I am a new user and starting to learn knime. While trying out the examples, I could not find the "webcrawler workflow" mentioned in the "Knowledge Extraction from a Web Forum" white paper. Can anyone help me in finding the source code for the workflow to crawl data from a forum.. I am trying to build a similar functionality as a learning activity.

Thanks & Regards



Hi kichenin,

the workflows are available on the KNIME Example Server under 050_Applications/050007_ForumAnalysis. The workflows are in the workflows folder. See https://www.knime.org/example-workflows for a description how to connect to the example server. The crawling workflow requires the Palladian (http://tech.knime.org/community/palladian) and the XML extension.
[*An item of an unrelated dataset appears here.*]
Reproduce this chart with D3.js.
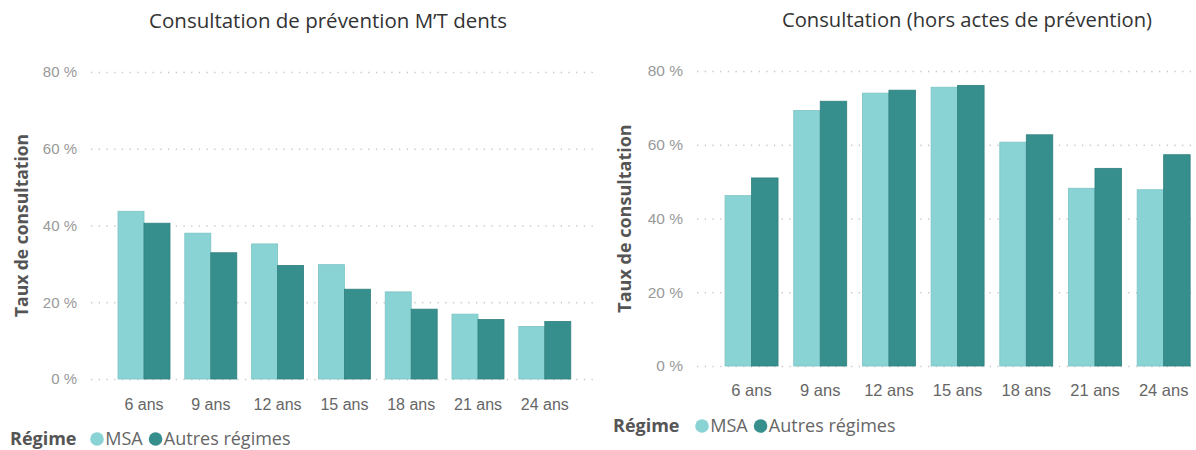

Furthermore find a small crawling example workflow attached. The workflow loads the content of the science page of the New York Times website (http://www.nytimes.com/pages/science/index.html) and extracts titles, links, authors, and summaries of all articles on that page. This workflows requires the Palladian and XML extension as well.

Cheers, Kilian

Hi Kilian,

Thanks for the reply. Actually I was looking for the KNIME forum crwaler workflow refered in the forum analysis white paper. The example workflow does not contain that paricular workflow. But I will try to use the Palladian example provided by you as a basis and build my own crawler.. Thanks again.